Disadvantages of spot freight

While spot freight can have many great benefits in the right scenario, there are some drawbacks you should be aware of when opting for spot freight: 

  • Potential to lose a contract with a frequent carrier
  • Unpredictable shipping costs 
  • Difficulty with budgeting due to inconsistency
  • Lack of consistent reliability across carriers
  • Reliance of companies on broker’s carrier relationships
  • No emphasis on the creation of valuable long-term relationships with a single carrier

Spot freight vs contract pricing

Spot freight pricing is less predictable than contract pricing, though you can sometimes get a lower price than what you would be paying when you are signed to a contract. That’s because you’ll be receiving the going rate at that moment in time, and the carrier might be using spot buying to fill a gap in their schedule.

But while spot freight can be less expensive than other methods, it’s also less predictable and requires shippers to devote time as well as resources to collecting and reviewing quotes. Contract pricing allows shippers to budget expenses in the long run and avoid price fluctuations that could make product pricing challenging. 

When demand for freight goes up, spot prices also increase.

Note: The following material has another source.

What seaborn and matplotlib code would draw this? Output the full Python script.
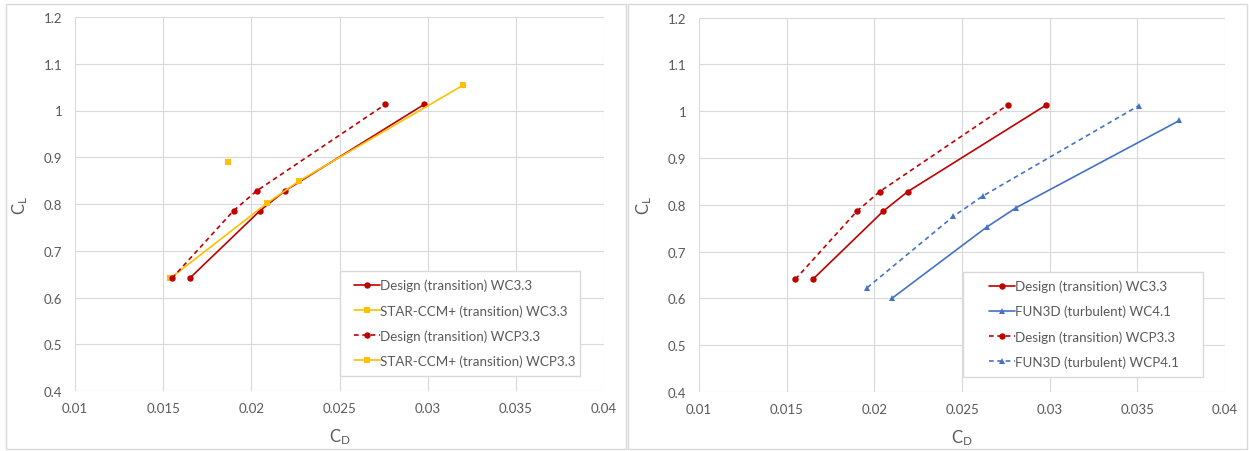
import matplotlib
matplotlib.use("Agg")
import matplotlib.pyplot as plt
from matplotlib.patches import Rectangle
from matplotlib.ticker import FuncFormatter
import seaborn as sns

# Drag polar data (lift coefficient vs drag coefficient)
cd_design_wc = [0.0165, 0.0205, 0.0219, 0.0298]
cl_design_wc = [0.641, 0.786, 0.828, 1.013]
cd_design_wcp = [0.0155, 0.0190, 0.0203, 0.0276]
cl_design_wcp = [0.641, 0.786, 0.828, 1.013]
cd_star_wc = [0.0154, 0.0209, 0.0227, 0.0320]
cl_star_wc = [0.641, 0.802, 0.849, 1.054]
cd_star_wcp = [0.0187]
cl_star_wcp = [0.890]
cd_fun3d_wc = [0.0210, 0.0264, 0.0281, 0.0374]
cl_fun3d_wc = [0.600, 0.752, 0.794, 0.980]
cd_fun3d_wcp = [0.0196, 0.0245, 0.0262, 0.0351]
cl_fun3d_wcp = [0.623, 0.775, 0.819, 1.012]

x_ticks = [0.01, 0.015, 0.02, 0.025, 0.03, 0.035, 0.04]
y_ticks = [0.4, 0.5, 0.6, 0.7, 0.8, 0.9, 1.0, 1.1, 1.2]

RED = "#C00000"
YELLOW = "#FFC000"
BLUE = "#4472C4"
GRID = "#D9D9D9"
TEXT = "#595959"

sns.set_theme(style="white")
plt.rcParams["font.family"] = ["Lato", "DejaVu Sans"]
plt.rcParams["mathtext.default"] = "regular"

W, H = 1249, 452
fig = plt.figure(figsize=(W / 100, H / 100), dpi=100)
fig.patch.set_facecolor("white")


def px_box(x0, y0, x1, y1):
    """Figure-fraction box from pixel corners (top-left origin)."""
    return [x0 / W, 1 - y1 / H, (x1 - x0) / W, (y1 - y0) / H]


# Chart-area frames
for (x0, y0, x1, y1) in [(6, 5, 626, 450), (628, 5, 1247, 450)]:
    fig.patches.append(Rectangle((x0 / W, 1 - y1 / H), (x1 - x0) / W, (y1 - y0) / H,
                                 transform=fig.transFigure, fill=False,
                                 edgecolor=GRID, linewidth=1.0))

ax_l = fig.add_axes(px_box(75, 18, 604, 392))
ax_r = fig.add_axes(px_box(699, 18.5, 1225, 393))

DASH = (0, (2.8, 2.2))


def series(ax, x, y, label, color, marker, ms, ls="-"):
    sns.lineplot(x=x, y=y, ax=ax, label=label, color=color, marker=marker,
                 markersize=ms, markeredgecolor=color, markeredgewidth=0,
                 linewidth=1.2, linestyle=ls, estimator=None, sort=False)


series(ax_l, cd_design_wc, cl_design_wc, "Design (transition) WC3.3", RED, "o", 4.6)
series(ax_l, cd_star_wc, cl_star_wc, "STAR-CCM+ (transition) WC3.3", YELLOW, "s", 4.0)
series(ax_l, cd_design_wcp, cl_design_wcp, "Design (transition) WCP3.3", RED, "o", 4.6, DASH)
series(ax_l, cd_star_wcp, cl_star_wcp, "STAR-CCM+ (transition) WCP3.3", YELLOW, "s", 4.0)

series(ax_r, cd_design_wc, cl_design_wc, "Design (transition) WC3.3", RED, "o", 4.6)
series(ax_r, cd_fun3d_wc, cl_fun3d_wc, "FUN3D (turbulent) WC4.1", BLUE, "^", 4.4)
series(ax_r, cd_design_wcp, cl_design_wcp, "Design (transition) WCP3.3", RED, "o", 4.6, DASH)
series(ax_r, cd_fun3d_wcp, cl_fun3d_wcp, "FUN3D (turbulent) WCP4.1", BLUE, "^", 4.4, DASH)

fmt = FuncFormatter(lambda v, _: f"{v:g}")
for ax, leg_x in ((ax_l, 0.527), (ax_r, 0.551)):
    ax.set_xlim(0.01, 0.04)
    ax.set_ylim(0.4, 1.2)
    ax.set_xticks(x_ticks)
    ax.set_yticks(y_ticks)
    ax.xaxis.set_major_formatter(fmt)
    ax.yaxis.set_major_formatter(fmt)
    ax.grid(True, color=GRID, linewidth=0.8)
    for s in ax.spines.values():
        s.set_visible(False)
    ax.tick_params(axis="both", length=0, labelsize=9.5, colors=TEXT)
    ax.tick_params(axis="y", pad=9)
    ax.tick_params(axis="x", pad=8)
    ax.set_xlabel("C$_D$", fontsize=12, color=TEXT)
    ax.set_ylabel("C$_L$", fontsize=12, color=TEXT, rotation=90)
    ax.xaxis.set_label_coords(0.5, -0.095)
    ax.yaxis.set_label_coords(-0.085, 0.5)

    # Legend entries placed inside a separately drawn frame
    ax.legend(loc="upper left", bbox_to_anchor=(leg_x, 0.30), frameon=False,
              fontsize=9.6, handlelength=1.95, handletextpad=0.05,
              labelspacing=0.95, borderpad=0.0, borderaxespad=0,
              labelcolor=TEXT)

# legend frames
ax_l.add_patch(Rectangle((0.501, 0.0401), 0.4537, 0.2807, transform=ax_l.transAxes,
                         fill=True, facecolor="white", edgecolor=GRID, linewidth=1.0,
                         zorder=1))
ax_r.add_patch(Rectangle((0.5015, 0.0401), 0.456, 0.2805, transform=ax_r.transAxes,
                         fill=True, facecolor="white", edgecolor=GRID, linewidth=1.0,
                         zorder=1))

fig.savefig("out.png", dpi=100, facecolor="white")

Contract prices are beneficial to shippers at that point in time because they won’t experience recent price hikes until the contract ends and both parties renegotiate. 

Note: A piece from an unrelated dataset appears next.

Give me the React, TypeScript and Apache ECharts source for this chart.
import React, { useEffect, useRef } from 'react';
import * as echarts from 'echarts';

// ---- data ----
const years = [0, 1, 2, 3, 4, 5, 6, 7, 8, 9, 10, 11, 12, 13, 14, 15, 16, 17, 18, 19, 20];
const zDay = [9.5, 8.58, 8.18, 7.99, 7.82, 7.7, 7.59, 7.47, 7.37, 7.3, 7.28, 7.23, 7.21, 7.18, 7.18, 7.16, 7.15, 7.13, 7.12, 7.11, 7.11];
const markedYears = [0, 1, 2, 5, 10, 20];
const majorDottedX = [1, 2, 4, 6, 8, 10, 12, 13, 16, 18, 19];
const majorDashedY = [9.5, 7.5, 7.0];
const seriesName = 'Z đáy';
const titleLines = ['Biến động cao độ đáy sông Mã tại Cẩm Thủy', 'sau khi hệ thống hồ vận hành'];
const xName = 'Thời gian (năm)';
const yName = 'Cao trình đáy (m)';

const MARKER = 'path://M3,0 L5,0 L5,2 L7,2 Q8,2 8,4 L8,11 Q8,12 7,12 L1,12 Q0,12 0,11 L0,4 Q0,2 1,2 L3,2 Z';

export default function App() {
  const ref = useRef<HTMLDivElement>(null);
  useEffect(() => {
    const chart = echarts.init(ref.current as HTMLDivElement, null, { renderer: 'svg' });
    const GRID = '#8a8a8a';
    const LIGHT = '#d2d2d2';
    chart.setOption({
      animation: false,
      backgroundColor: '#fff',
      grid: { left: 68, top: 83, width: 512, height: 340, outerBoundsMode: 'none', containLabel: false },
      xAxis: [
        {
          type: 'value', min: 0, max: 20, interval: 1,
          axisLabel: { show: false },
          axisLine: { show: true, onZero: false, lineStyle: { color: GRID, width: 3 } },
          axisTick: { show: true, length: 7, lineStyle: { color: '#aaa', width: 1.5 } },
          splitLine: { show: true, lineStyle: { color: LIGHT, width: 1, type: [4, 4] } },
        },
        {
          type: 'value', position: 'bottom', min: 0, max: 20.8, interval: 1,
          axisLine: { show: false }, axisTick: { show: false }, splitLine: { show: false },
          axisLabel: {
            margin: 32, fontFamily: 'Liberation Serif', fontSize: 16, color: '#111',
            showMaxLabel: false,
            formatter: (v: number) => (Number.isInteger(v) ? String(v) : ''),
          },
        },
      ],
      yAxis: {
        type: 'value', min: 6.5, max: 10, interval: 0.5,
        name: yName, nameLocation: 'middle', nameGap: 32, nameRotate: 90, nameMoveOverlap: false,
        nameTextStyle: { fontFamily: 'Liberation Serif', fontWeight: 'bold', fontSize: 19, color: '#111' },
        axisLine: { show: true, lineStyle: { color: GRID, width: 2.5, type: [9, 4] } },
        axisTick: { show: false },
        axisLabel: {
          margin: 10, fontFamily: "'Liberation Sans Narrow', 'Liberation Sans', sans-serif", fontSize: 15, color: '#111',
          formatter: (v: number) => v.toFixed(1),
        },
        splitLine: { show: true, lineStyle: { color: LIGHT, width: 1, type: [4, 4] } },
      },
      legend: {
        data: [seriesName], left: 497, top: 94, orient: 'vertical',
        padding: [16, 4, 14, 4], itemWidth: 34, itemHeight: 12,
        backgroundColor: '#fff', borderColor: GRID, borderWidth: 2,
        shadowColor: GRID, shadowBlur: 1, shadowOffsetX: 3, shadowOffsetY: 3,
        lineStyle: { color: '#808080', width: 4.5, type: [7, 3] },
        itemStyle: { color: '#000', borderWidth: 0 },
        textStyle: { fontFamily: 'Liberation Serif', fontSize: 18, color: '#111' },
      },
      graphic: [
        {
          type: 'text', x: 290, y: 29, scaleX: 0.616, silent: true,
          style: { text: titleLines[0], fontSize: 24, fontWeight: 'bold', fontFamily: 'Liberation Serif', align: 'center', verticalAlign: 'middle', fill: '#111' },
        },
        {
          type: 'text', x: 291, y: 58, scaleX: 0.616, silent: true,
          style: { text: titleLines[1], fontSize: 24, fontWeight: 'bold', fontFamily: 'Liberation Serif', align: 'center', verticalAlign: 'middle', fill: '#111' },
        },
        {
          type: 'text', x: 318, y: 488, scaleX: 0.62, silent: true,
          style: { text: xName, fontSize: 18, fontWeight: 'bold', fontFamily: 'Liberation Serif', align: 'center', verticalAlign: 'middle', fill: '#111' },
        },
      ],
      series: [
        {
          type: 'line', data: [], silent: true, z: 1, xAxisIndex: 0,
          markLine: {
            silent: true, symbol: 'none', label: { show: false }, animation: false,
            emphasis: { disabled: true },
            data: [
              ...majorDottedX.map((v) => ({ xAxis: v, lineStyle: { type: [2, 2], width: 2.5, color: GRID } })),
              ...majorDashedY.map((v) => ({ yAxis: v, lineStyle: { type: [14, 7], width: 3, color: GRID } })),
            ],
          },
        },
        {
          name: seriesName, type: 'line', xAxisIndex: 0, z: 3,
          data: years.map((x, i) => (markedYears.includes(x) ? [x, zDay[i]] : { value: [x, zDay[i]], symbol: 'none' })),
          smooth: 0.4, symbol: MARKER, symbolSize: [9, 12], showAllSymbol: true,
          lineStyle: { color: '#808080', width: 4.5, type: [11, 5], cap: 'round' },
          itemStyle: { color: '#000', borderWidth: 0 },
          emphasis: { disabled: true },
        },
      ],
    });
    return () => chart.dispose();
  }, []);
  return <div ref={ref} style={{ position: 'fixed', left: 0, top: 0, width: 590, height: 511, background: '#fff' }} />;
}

One-time shipment pricing without contract negotiations

Negotiating a long-term contract for the transportation of goods can take a great deal of back and forth. That said, spot freight allows for faster, one-time agreements that make it easier to quickly transport cargo where it needs to go. 

Although spot buys are not any sort of long-term solution, they do help shippers get goods back on track after delays or serve as an opportunity to test out a new carrier before agreeing to a long-term relationship. When used appropriately, spot freight can be a valuable part of a transportation strategy to secure the best pricing and agreements around!